> [Dataset content]:
----------------
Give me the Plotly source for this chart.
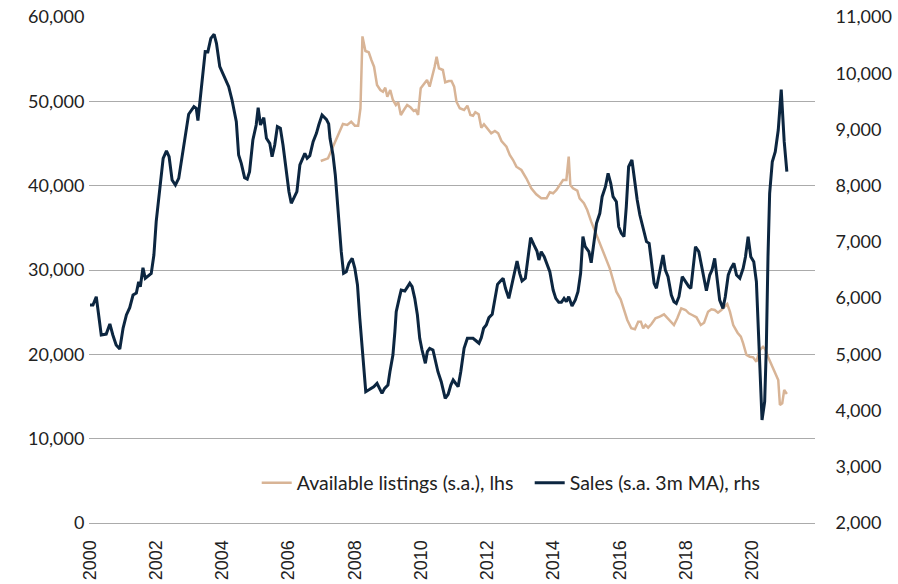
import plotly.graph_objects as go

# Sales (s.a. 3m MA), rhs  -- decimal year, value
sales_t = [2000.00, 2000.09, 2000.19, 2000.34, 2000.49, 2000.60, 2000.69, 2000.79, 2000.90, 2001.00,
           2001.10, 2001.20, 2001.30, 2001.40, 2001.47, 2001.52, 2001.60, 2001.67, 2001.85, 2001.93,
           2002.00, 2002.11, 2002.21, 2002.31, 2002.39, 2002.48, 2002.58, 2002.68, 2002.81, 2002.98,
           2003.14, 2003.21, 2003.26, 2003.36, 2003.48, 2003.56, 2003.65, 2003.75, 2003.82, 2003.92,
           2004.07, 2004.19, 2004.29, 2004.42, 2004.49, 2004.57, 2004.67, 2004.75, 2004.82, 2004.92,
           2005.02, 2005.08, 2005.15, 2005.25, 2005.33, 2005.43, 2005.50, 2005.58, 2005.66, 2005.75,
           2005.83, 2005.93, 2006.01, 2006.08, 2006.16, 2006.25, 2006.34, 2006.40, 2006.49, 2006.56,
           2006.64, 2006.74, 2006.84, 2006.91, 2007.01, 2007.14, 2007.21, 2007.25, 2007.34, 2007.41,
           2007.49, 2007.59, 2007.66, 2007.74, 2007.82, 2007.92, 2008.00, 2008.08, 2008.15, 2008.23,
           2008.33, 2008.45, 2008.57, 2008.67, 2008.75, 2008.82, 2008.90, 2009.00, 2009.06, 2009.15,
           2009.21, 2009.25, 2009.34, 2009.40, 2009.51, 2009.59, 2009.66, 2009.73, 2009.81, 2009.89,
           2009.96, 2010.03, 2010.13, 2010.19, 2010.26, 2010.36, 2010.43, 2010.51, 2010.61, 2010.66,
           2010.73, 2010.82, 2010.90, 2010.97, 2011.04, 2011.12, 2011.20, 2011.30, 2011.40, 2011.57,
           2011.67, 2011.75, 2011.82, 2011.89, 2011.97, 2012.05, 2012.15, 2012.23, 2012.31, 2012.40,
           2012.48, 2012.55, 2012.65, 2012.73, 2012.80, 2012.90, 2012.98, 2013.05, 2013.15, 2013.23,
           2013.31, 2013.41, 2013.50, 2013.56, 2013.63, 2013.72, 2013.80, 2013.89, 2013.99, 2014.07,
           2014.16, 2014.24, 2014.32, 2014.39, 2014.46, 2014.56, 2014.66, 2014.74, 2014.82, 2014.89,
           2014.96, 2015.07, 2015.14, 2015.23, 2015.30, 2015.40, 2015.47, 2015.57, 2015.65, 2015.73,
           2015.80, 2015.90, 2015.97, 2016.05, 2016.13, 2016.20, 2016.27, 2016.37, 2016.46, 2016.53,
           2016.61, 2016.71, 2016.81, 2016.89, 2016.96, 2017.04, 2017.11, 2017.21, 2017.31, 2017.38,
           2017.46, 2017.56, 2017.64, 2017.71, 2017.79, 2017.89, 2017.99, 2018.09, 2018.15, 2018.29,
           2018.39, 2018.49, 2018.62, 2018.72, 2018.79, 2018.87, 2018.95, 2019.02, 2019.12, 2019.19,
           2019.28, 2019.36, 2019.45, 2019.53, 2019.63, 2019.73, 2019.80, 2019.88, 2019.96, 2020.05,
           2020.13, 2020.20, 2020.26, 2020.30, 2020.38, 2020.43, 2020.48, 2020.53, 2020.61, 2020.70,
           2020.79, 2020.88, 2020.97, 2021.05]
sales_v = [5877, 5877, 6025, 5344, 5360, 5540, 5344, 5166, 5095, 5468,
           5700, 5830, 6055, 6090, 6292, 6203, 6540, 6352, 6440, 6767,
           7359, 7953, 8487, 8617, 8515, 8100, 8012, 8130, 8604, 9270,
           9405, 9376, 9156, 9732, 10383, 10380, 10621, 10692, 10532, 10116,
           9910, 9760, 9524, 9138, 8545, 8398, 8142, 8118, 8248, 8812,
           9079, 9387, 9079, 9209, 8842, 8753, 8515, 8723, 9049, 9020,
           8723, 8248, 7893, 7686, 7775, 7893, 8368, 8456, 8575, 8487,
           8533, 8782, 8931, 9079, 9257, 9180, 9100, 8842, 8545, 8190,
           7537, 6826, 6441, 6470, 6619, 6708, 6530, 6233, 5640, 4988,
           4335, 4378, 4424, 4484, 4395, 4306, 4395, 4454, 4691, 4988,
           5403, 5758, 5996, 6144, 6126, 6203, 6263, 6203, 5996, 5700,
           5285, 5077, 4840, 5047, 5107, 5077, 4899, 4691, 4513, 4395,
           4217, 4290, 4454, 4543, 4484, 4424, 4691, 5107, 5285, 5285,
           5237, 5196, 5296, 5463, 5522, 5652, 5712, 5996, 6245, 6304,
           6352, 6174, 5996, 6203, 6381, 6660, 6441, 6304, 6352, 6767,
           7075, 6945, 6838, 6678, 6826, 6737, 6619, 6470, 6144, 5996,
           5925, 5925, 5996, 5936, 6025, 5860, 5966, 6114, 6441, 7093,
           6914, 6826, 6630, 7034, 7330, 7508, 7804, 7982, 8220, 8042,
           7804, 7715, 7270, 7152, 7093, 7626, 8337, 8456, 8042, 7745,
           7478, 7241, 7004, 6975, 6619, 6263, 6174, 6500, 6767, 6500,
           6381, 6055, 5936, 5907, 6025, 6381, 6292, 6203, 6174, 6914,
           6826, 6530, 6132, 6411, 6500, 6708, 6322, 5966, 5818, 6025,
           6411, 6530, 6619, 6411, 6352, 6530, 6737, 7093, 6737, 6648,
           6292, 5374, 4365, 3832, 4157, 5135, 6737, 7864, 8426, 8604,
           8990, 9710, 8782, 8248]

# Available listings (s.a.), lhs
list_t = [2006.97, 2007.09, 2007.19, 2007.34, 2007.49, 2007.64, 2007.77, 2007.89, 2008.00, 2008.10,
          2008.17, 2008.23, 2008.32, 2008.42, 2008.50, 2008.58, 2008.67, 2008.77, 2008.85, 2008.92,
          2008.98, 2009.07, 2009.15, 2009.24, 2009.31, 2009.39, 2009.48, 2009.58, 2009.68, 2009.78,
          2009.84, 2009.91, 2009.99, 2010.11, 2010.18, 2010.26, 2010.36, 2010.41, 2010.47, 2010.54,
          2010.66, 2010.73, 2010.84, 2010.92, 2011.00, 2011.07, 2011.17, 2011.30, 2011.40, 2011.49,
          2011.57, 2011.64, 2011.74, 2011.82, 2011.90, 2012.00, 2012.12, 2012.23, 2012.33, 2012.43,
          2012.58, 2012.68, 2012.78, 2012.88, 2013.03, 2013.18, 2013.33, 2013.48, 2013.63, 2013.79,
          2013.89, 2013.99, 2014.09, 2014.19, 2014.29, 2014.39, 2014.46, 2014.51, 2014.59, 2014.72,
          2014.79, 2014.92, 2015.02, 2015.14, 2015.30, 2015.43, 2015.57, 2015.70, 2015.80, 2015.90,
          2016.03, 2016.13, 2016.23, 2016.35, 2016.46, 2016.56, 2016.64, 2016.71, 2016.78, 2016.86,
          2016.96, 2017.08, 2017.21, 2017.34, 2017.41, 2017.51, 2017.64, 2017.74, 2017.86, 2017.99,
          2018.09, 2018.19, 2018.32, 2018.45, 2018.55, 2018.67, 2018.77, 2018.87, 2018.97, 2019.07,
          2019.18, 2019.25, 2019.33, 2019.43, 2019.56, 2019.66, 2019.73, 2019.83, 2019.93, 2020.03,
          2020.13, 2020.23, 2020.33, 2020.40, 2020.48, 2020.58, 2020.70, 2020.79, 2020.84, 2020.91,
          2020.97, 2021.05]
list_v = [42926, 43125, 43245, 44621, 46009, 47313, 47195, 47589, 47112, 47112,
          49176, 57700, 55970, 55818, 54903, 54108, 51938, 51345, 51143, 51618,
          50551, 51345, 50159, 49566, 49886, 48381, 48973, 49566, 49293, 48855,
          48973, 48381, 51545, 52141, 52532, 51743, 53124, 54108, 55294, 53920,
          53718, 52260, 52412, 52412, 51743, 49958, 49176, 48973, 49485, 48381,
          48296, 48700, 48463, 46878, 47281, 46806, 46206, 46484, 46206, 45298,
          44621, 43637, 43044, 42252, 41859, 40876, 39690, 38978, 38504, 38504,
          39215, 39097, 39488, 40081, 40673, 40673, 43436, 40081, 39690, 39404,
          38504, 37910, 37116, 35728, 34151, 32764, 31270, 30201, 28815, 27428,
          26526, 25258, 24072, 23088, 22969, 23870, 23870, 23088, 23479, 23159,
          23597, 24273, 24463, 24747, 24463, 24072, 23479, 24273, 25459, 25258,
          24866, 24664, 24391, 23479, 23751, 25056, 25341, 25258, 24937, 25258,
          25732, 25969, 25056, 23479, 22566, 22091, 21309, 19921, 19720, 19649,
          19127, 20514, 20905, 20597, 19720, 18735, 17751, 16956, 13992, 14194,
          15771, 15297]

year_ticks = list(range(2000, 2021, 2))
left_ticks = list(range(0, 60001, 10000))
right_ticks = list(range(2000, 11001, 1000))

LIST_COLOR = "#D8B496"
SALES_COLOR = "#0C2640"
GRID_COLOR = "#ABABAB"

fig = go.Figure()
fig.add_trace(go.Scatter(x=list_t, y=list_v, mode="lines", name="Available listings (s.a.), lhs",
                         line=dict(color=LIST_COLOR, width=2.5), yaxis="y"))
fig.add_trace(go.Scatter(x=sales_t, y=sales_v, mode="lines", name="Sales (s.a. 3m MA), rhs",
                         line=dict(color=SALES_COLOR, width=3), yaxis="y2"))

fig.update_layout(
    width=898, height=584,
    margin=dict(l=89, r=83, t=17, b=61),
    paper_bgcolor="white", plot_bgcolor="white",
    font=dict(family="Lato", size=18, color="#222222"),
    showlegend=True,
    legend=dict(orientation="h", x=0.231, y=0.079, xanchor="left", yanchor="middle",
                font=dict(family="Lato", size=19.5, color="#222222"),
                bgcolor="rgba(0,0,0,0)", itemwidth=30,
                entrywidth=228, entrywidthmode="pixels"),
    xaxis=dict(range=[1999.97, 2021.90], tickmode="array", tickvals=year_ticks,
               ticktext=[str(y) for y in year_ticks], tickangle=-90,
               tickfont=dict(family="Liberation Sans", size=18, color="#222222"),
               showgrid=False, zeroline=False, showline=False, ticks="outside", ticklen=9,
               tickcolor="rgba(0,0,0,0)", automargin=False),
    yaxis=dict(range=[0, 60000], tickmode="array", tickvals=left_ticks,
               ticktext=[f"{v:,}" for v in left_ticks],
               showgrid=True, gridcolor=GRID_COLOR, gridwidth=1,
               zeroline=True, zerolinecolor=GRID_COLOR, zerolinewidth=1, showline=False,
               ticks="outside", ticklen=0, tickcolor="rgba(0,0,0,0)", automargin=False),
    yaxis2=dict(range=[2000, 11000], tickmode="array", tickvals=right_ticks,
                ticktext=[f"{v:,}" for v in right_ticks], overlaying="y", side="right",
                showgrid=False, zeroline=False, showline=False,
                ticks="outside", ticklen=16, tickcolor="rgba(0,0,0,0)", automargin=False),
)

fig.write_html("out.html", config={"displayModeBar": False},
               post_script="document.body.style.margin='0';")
----------------
Pictures stay out. Print the data exactly, from its first line through the line containing "import plotly.graph_objects as go".

> [Answer in full]:
Give me the Plotly source for this chart.
import plotly.graph_objects as go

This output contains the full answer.